10.03.2017

GDPR and Cloud

10.03.2017
Terry Flanagan

A looming data-privacy regulation holds significant implications for financial-services firms that store data in the cloud.

General Data Protection Regulation, a European Union ruleset that goes into effect in May 2018, is meant to protect EU citizens from privacy and data breaches by reshaping the way organizations that hold customer data ensure privacy. As most financial-services companies are underway in what is seen as an inevitable migration to the cloud, there needs to be a sync.

Patrick Lastennet, Interxion

“GDPR cuts across industries, but because financial services has so much sensitive data on people’s finances, it has particular applicability there,” said Patrick Lastennet, director of financial services at Interxion, a provider of European colocation data-centre services​.

“Most banks and other financial services companies are taking GDPR very seriously,” Lastennet said. “GDPR is one of the top regulatory mandates that they are working toward as part of their cloud migration strategy.”

Breaches are a threat to any organization with data stores — Equifax, Verizon and even the U.S. Securities and Exchange Commission have recently reported compromising incidents. Regulators can’t prevent hackers from getting in, but they can make it more difficult for them by holding companies to a higher standard of data protection and responsibility to customers.

GDPR is the new iteration of a directive first established in 1995. Some key tenets of data privacy remain the same, but much is updated to reflect the vastly increased prevalence of, and reliance on, data now versus then.

Specifically, changes include a clarified jurisdiction of GDPR to cover all companies processing the personal data of EU residents, regardless of the company’s location; stiffer penalties for non-compliance with GDPR; and clear and strengthened conditions for consent. Subjects will have expanded rights, spanning data-breach notification, access, erasure, and portability, as well as ‘privacy by design’, a clause that mandates data protection be built into systems from the start, rather than bolted on later.

As a data storer, practitioners and experts generally say cloud is more secure than a traditional, on-premises IT environment, so cloud reduces the risk of the data breaches that are in GDPR’s crosshairs. But meeting the specifications of the ruleset gets tricky, because liability reaches beyond just the entities that collect and use data.

Cloud providers “will have direct compliance risk and obligation,” Accenture said in a 2017 report. “Accountability for data protection cascades down through the data supply chain. Web-based companies will have to clearly define responsibilities and liabilities among solution partners.”
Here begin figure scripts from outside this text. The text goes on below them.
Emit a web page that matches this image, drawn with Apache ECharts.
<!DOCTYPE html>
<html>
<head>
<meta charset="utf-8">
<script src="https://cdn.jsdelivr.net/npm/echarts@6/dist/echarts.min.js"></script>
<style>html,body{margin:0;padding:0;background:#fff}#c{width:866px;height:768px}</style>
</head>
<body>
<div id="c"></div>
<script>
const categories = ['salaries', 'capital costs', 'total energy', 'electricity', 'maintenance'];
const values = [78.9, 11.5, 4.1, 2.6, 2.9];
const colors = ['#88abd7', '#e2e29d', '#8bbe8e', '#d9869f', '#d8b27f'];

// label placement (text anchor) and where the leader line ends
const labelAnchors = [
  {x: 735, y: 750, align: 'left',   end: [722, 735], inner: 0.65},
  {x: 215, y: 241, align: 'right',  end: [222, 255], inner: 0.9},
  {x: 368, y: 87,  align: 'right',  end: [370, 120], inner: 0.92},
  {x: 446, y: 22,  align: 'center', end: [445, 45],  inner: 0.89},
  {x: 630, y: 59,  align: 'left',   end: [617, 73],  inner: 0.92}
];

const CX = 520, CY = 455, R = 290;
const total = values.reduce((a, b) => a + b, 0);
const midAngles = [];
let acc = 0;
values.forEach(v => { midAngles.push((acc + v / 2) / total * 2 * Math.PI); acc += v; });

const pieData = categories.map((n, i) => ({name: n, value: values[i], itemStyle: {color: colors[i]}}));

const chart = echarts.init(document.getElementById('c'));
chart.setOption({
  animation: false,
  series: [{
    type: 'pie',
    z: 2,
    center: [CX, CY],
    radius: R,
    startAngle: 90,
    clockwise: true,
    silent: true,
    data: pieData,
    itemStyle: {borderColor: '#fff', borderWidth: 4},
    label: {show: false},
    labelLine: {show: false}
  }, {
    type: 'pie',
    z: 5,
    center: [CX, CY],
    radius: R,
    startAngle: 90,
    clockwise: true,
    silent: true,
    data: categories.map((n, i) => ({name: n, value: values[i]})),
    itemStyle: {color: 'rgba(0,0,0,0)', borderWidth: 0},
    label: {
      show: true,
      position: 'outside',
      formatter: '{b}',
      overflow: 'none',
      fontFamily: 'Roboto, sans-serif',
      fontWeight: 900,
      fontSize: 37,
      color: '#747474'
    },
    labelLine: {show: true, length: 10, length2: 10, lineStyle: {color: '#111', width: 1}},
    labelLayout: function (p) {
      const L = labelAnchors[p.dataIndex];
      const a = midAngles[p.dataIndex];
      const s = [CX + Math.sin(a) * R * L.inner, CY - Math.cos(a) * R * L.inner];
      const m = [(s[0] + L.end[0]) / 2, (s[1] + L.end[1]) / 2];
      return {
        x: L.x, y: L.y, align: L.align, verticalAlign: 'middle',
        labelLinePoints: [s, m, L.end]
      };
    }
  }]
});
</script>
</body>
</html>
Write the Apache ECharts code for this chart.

Companies will need to know the attributes of their data and demonstrate consumer consent as baseline GDPR capabilities. They also need to ensure portability and erasure when stipulated — as an indication of work that needs to be done, Accenture said 84% of cloud providers do not immediately delete customer data upon contract termination.

“Web-based companies will have to clearly define responsibilities and liabilities among solution partners,” Accenture said. “With 9 in 10 organizations reporting they are concerned about their ability to comply with GDPR, the liability risk is high.”

Financial-services companies — at least the larger ones — have GDPR on their radar, but there’s a lot to do over the next eight months.

“GDPR is a very complicated exercise for all – not only for financials, actually for all companies who have customer data,” Allianz SE Chief Financial Officer Dieter Wemmer said on an Aug. 4 earnings call. “We have built up a large project to be able to be compliant with everything, and I think we will be.”

Wemmer said the idea of leveraging data collated from GDPR as a business opportunity is worthy of follow-up, but “at the moment it’s much more the fight” to meet compliance deadlines.

The presence of third-party providers add complexity to GDPR compliance, but bigger-picture, cloud is seen as an expeditor for companies that need to comply with regulation.

“Regulators are becoming cloud friendly,” Accenture said in a report highlighting cloud adoption as a key trend for investment banks in 2017.  “External, public cloud will bring an increased need to balance the demands for speed, agility and autonomy with security requirements, resulting in a renewed focus on encryption and obfuscation.”